It is unfortunately common for employees in organizations to climb up the ladder to their “level of incompetence,” a concept in management known as the Peter Principle. They get the promotion not on the basis of their potential to fulfill the needs of the new role into which they were placed, but because they did well in their previous job. This happens even when an entirely different skill-set is needed for the new role. Not only that, but oftentimes, they do not get trained for the new skills they need to learn to become successful in their new role.
The combination of poor promotion practices and lack of training is mostly due to a dangerous judgement error known as the curse of knowledge. This refers to the fact that, after learning something, we have significant difficulty in relating to people who don’t know it.
How our brains are wired
Put another way, as soon as we gain a set of skills—for example, managing others—we have the tendency to forget what it feels like not to have these skills. In addition, once we get relevant knowledge—for instance, the jargon we use in our profession—we have the tendency to use it when speaking to people who don’t understand this jargon, even wondering why they fail to understand it.
Due to this, we encounter difficulty when communicating with others about our professional activities, trying to teach them skills they need for their work life, or even just collaborating with them in a professional environment.
The curse of knowledge error stems from how our brains are wired. It is one of many dangerous judgement errors that scholars in behavioral economics and cognitive neuroscience call cognitive biases, and we make these mistakes not just in the workplace but also in other decision-making scenarios—even when shopping, for instance.
Recent research has shown that we can avoid making these mistakes in judgment by using pragmatic strategies. You can apply these, not just in your professional life, but also all other life areas. For example, when shopping, you can use the strategy of narrowing down your choices to an editor-selected top ten, as enabled by Top10.com, to make the best decisions.
What about the curse of knowledge?
Here is one case from my experience: a rapidly growing manufacturing company encountered a serious Peter Principle and curse of knowledge hurdle. Staff were moving up and getting promoted to supervisory roles based on a combination of previous performance and seniority. These newly-promoted supervisors were then prodded to pick up the necessary skills on the job, even without any leadership training. This challenging situation came from the curse of knowledge, with the majority of leaders in the transportation department having forgotten the challenges they also faced when they had to develop their own leadership skills.
Fortunately, a newly-hired HR Director came in with some outside perspective, identified the long-standing practice as a grave issue, and convinced senior management to develop a leadership program to train the new supervisors. This HR Director then brought in Disaster Avoidance Experts to consult on creating the program.

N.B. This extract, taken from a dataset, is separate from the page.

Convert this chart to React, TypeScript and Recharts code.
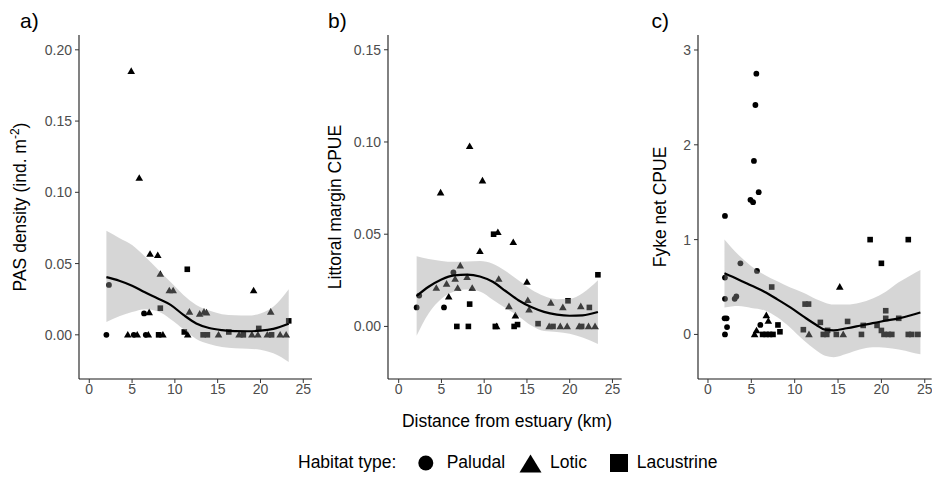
import React from 'react'
import { ComposedChart, Scatter, Area, Line, XAxis, YAxis } from 'recharts'

type Pt = [number, number]

const FONT = '"Liberation Sans", Arial, Helvetica, sans-serif'

// distance ticks shared by all panels
const xTicks = [0, 5, 10, 15, 20, 25]

// a) PAS density (ind. m-2)
const aPaludal: Pt[] = [[2.0, 0], [2.3, 0.035], [5.2, 0], [6.4, 0.015], [6.6, 0]]
const aLotic: Pt[] = [
  [4.5, 0], [4.9, 0.185], [5.6, 0], [5.84, 0.11], [6.9, 0], [7.0, 0.0157], [7.1, 0.0567],
  [8.0, 0.0558], [8.3, 0.0426], [8.6, 0], [9.35, 0.031], [9.8, 0.031], [11.5, 0], [11.7, 0.016],
  [12.9, 0.0146], [13.4, 0.016], [13.7, 0.0155], [15.1, 0], [17.5, 0], [19.0, 0], [19.2, 0.031],
  [19.7, 0], [20.8, 0], [21.2, 0.016], [22.3, 0], [23.0, 0],
]
const aLacustrine: Pt[] = [
  [8.1, 0], [8.3, 0.0187], [11.1, 0.002], [11.45, 0.046], [13.3, 0], [13.8, 0], [16.3, 0.002],
  [18.0, 0], [19.8, 0.0045], [21.3, 0], [23.3, 0.0098],
]
const aSmoothX = [2, 3.5, 5, 6.5, 8, 9.5, 11, 12.5, 14, 15.5, 17, 18.5, 20, 21.5, 23.3]
const aFit = [0.0405, 0.038, 0.0345, 0.0298, 0.0255, 0.021, 0.014, 0.008, 0.0048, 0.0033, 0.0026, 0.0025, 0.0029, 0.0042, 0.0078]
const aLow = [0.009, 0.013, 0.016, 0.018, 0.0165, 0.011, 0.004, -0.003, -0.0065, -0.0085, -0.0095, -0.0098, -0.0105, -0.013, -0.019]
const aHigh = [0.073, 0.068, 0.063, 0.055, 0.046, 0.037, 0.028, 0.021, 0.017, 0.0145, 0.0137, 0.0135, 0.015, 0.0197, 0.032]
const aYTicks = [0, 0.05, 0.1, 0.15, 0.2]

// b) Littoral margin CPUE
const bPaludal: Pt[] = [[2.1, 0.0103], [2.4, 0.0167], [5.3, 0.0103], [6.4, 0.0293]]
const bLotic: Pt[] = [
  [4.4, 0.0208], [4.9, 0.0725], [5.6, 0.023], [5.85, 0.016], [6.6, 0.0257], [6.9, 0.0208],
  [7.2, 0.0329], [8.0, 0.0266], [8.3, 0.0976], [8.6, 0.0208], [9.5, 0.0407], [9.8, 0.079],
  [11.45, 0], [11.6, 0.051], [11.7, 0.0257], [12.9, 0.0108], [13.4, 0.0456], [13.65, 0.0058],
  [15.0, 0.024], [15.1, 0.0141], [15.25, 0.009], [17.6, 0], [17.8, 0.0127], [18.9, 0],
  [19.2, 0.0103], [19.7, 0], [21.1, 0], [21.3, 0.0108], [22.2, 0], [22.96, 0],
]
const bLacustrine: Pt[] = [
  [6.8, 0], [8.15, 0], [8.3, 0.0121], [11.1, 0.05], [11.3, 0], [13.5, 0], [13.9, 0.001],
  [16.3, 0.0015], [18.05, 0], [19.8, 0.0139], [21.4, 0], [22.3, 0.0103], [23.3, 0.028],
]
const bSmoothX = [2.1, 3.5, 5, 6.5, 8, 9.5, 11, 12.5, 14, 15.5, 17, 18.5, 20, 21.5, 23.3]
const bFit = [0.0165, 0.0215, 0.0255, 0.0277, 0.0281, 0.0271, 0.0242, 0.0192, 0.0142, 0.0105, 0.0079, 0.0064, 0.0058, 0.006, 0.0078]
const bLow = [-0.005, 0.007, 0.015, 0.019, 0.02, 0.019, 0.0145, 0.01, 0.0055, 0.0005, -0.0025, -0.003, -0.004, -0.006, -0.0095]
const bHigh = [0.038, 0.0365, 0.0355, 0.035, 0.0352, 0.0355, 0.034, 0.03, 0.025, 0.02, 0.0165, 0.0148, 0.015, 0.018, 0.025]
const bYTicks = [0, 0.05, 0.1, 0.15]

// c) Fyke net CPUE
const cPaludal: Pt[] = [
  [1.96, 1.25], [1.96, 0.6], [1.96, 0.376], [1.92, 0.17], [2.15, 0.17], [2.2, 0.078], [1.96, 0],
  [3.08, 0.376], [3.27, 0.4], [3.74, 0.75], [4.9, 1.42], [5.2, 1.395], [5.3, 1.83], [5.47, 2.42],
  [5.58, 2.75], [5.85, 1.5], [5.65, 0.67], [6.04, 0.1],
]
const cLotic: Pt[] = [[5.38, 0], [5.6, 0.04], [6.73, 0.2], [6.96, 0.14], [11.65, 0], [15.2, 0.5], [15.6, 0]]
const cLacustrine: Pt[] = [
  [6.3, 0], [6.7, 0], [7.1, 0], [7.5, 0], [7.35, 0.5], [8.07, 0.1], [8.3, 0.028], [11.0, 0.05],
  [11.2, 0.32], [11.6, 0.32], [12.96, 0.127], [13.3, 0], [13.7, 0], [13.8, 0.043], [14.8, 0],
  [16.1, 0.137], [17.7, 0], [17.9, 0.095], [18.7, 1.0], [19.5, 0.095], [20.0, 0.75], [20.0, 0.042],
  [20.5, 0.25], [20.5, 0.17], [20.3, 0], [20.8, 0], [21.2, 0], [22.0, 0.17], [23.1, 1.0], [23.1, 0],
  [23.5, 0], [24.2, 0],
]
const cSmoothX = [1.9, 3.5, 5, 6.5, 8, 9.5, 11, 12.5, 13.5, 14.5, 16, 17.5, 19, 20.5, 22, 23.5, 24.5]
const cFit = [0.645, 0.58, 0.515, 0.45, 0.37, 0.285, 0.19, 0.1, 0.05, 0.043, 0.065, 0.092, 0.12, 0.145, 0.17, 0.205, 0.232]
const cLow = [0.285, 0.3, 0.28, 0.255, 0.18, 0.07, -0.06, -0.17, -0.225, -0.24, -0.205, -0.16, -0.135, -0.14, -0.16, -0.19, -0.21]
const cHigh = [1.0, 0.84, 0.72, 0.63, 0.56, 0.495, 0.44, 0.37, 0.335, 0.315, 0.315, 0.335, 0.38, 0.45, 0.55, 0.63, 0.68]
const cYTicks = [0, 1, 2, 3]

const Dot = (p: any) => <circle cx={p.cx} cy={p.cy} r={2.9} fill="#000" />
const Tri = (p: any) => (
  <polygon
    points={`${p.cx - 3.8},${p.cy + 2.7} ${p.cx + 3.8},${p.cy + 2.7} ${p.cx},${p.cy - 3.9}`}
    fill="#000"
  />
)
const Sq = (p: any) => <rect x={p.cx - 2.8} y={p.cy - 2.8} width={5.6} height={5.6} fill="#000" />

const toXY = (pts: Pt[]) => pts.map(([x, y]) => ({ x, y }))

type PanelProps = {
  plotLeft: number
  plotWidth: number
  xDomain: [number, number]
  yDomain: [number, number]
  yTicks: number[]
  fmt: (v: number) => string
  paludal: Pt[]
  lotic: Pt[]
  lacustrine: Pt[]
  smoothX: number[]
  fit: number[]
  low: number[]
  high: number[]
}

const Y_AXIS_W = 70

function Panel(props: PanelProps) {
  const rows = props.smoothX.map((x, i) => ({ x, fit: props.fit[i], band: [props.low[i], props.high[i]] }))
  const tick = { fill: '#4d4d4d', fontSize: 14, fontFamily: FONT }
  return (
    <div style={{ position: 'absolute', left: props.plotLeft - Y_AXIS_W, top: 0 }}>
      <ComposedChart
        width={Y_AXIS_W + props.plotWidth}
        height={419}
        data={rows}
        margin={{ top: 35, right: 0, bottom: 0, left: 0 }}
      >
        <XAxis
          type="number"
          dataKey="x"
          domain={props.xDomain}
          ticks={xTicks}
          interval={0}
          allowDataOverflow
          height={40}
          tick={tick}
          tickSize={4}
          tickMargin={1}
          axisLine={{ stroke: '#1a1a1a', strokeWidth: 1.1 }}
          tickLine={{ stroke: '#333' }}
        />
        <YAxis
          type="number"
          domain={props.yDomain}
          ticks={props.yTicks}
          interval={0}
          allowDataOverflow
          width={Y_AXIS_W}
          tick={tick}
          tickSize={4}
          tickMargin={3}
          tickFormatter={props.fmt}
          axisLine={{ stroke: '#1a1a1a', strokeWidth: 1.1 }}
          tickLine={{ stroke: '#333' }}
        />
        <Scatter data={toXY(props.paludal)} dataKey="y" shape={Dot} isAnimationActive={false} />
        <Scatter data={toXY(props.lotic)} dataKey="y" shape={Tri} isAnimationActive={false} />
        <Scatter data={toXY(props.lacustrine)} dataKey="y" shape={Sq} isAnimationActive={false} />
        <Area
          dataKey="band"
          type="monotone"
          stroke="none"
          fill="#999999"
          fillOpacity={0.4}
          isAnimationActive={false}
          zIndex={700}
        />
        <Line
          dataKey="fit"
          type="monotone"
          stroke="#000"
          strokeWidth={2.2}
          dot={false}
          activeDot={false}
          isAnimationActive={false}
          zIndex={800}
        />
      </ComposedChart>
    </div>
  )
}

const fmt2 = (v: number) => v.toFixed(2)
const fmt0 = (v: number) => String(v)

export default function App() {
  const title = { fontFamily: FONT, fontSize: 17.5, fill: '#000' }
  return (
    <div style={{ position: 'absolute', left: 0, top: 0, width: 932, height: 481, background: '#fff', overflow: 'hidden' }}>
      <Panel
        plotLeft={79}
        plotWidth={233}
        xDomain={[-1.2, 26.02]}
        yDomain={[-0.031, 0.2104]}
        yTicks={aYTicks}
        fmt={fmt2}
        paludal={aPaludal}
        lotic={aLotic}
        lacustrine={aLacustrine}
        smoothX={aSmoothX}
        fit={aFit}
        low={aLow}
        high={aHigh}
      />
      <Panel
        plotLeft={388.3}
        plotWidth={233.7}
        xDomain={[-1.25, 26.08]}
        yDomain={[-0.0285, 0.158]}
        yTicks={bYTicks}
        fmt={fmt2}
        paludal={bPaludal}
        lotic={bLotic}
        lacustrine={bLacustrine}
        smoothX={bSmoothX}
        fit={bFit}
        low={bLow}
        high={bHigh}
      />
      <Panel
        plotLeft={698.3}
        plotWidth={233.7}
        xDomain={[-1.15, 25.8]}
        yDomain={[-0.47, 3.158]}
        yTicks={cYTicks}
        fmt={fmt0}
        paludal={cPaludal}
        lotic={cLotic}
        lacustrine={cLacustrine}
        smoothX={cSmoothX}
        fit={cFit}
        low={cLow}
        high={cHigh}
      />
      <svg
        width={932}
        height={481}
        style={{ position: 'absolute', left: 0, top: 0, pointerEvents: 'none' }}
      >
        <text x={20} y={28} style={{ ...title, fontSize: 21 }} fill="#000">a)</text>
        <text x={328} y={28} style={{ ...title, fontSize: 21 }} fill="#000">b)</text>
        <text x={651.5} y={28} style={{ ...title, fontSize: 21 }} fill="#000">c)</text>

        <text transform="translate(26,207) rotate(-90)" textAnchor="middle" style={title}>
          PAS density (ind. m<tspan dy={-7} fontSize={12}>-2</tspan><tspan dy={7}>)</tspan>
        </text>
        <text transform="translate(341,207) rotate(-90)" textAnchor="middle" style={title}>
          Littoral margin CPUE
        </text>
        <text transform="translate(666,207) rotate(-90)" textAnchor="middle" style={title}>
          Fyke net CPUE
        </text>

        <text x={507} y={427} textAnchor="middle" style={title}>Distance from estuary (km)</text>

        <text x={298} y={468} style={title}>Habitat type:</text>
        <circle cx={425.8} cy={463} r={7.5} fill="#000" />
        <text x={446.7} y={468} style={title}>Paludal</text>
        <polygon points="519.5,472.5 541.5,472.5 530.5,454.5" fill="#000" />
        <text x={550} y={468} style={title}>Lotic</text>
        <rect x={610} y={454} width={18} height={18} fill="#000" />
        <text x={636.7} y={468} style={title}>Lacustrine</text>
      </svg>
    </div>
  )
}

We started with an opt-in pilot training program for the newly promoted supervisors. After conducting focus group discussions and assessments of current supervisors, we were able to identify eight core skills needed for the supervisory role compared to their former roles, along with some relevant knowledge. Following this initial phase, Disaster Avoidance Experts proceeded with these steps:
- Crafting a training curriculum conveying these skills and knowledge.
- Creating a mentor program teaming a new supervisor with one who had more than five years of experience.
- Creating a method of evaluating success, specifically checking if the new supervisors received a rating of “meeting or exceeding expectations” on their six-month performance evaluation.
From that point on, things unfolded as follows.
- 21 out of the 48 newly-promoted supervisors chose to join the pilot training program.
- Out of these, 17 new supervisors—or 83 percent—hit that target rating of “meeting or exceeding expectations.” This result was much higher than the previous baseline of 63 percent. Of the 27 supervisors who chose not to join the program, only 59 percent—or 16 supervisors—received the same rating, which was right around the baseline.
- After witnessing how the new training curriculum significantly improved the new supervisors’ performance, the manufacturing company’s leadership supported the HR Director’s push to train all newly-promoted supervisors.
Of course, there was still the matter of the Peter Principle being used to determine how their supervisors were selected, and I find it regrettable that this was not addressed in the leadership development program. Unfortunately, the leadership did not want to tackle the issue, as it would mean challenging the union contract’s promotion guidelines.
Still, the good thing is that the new supervisors had an improved change of succeeding in their roles after the curse of knowledge was addressed.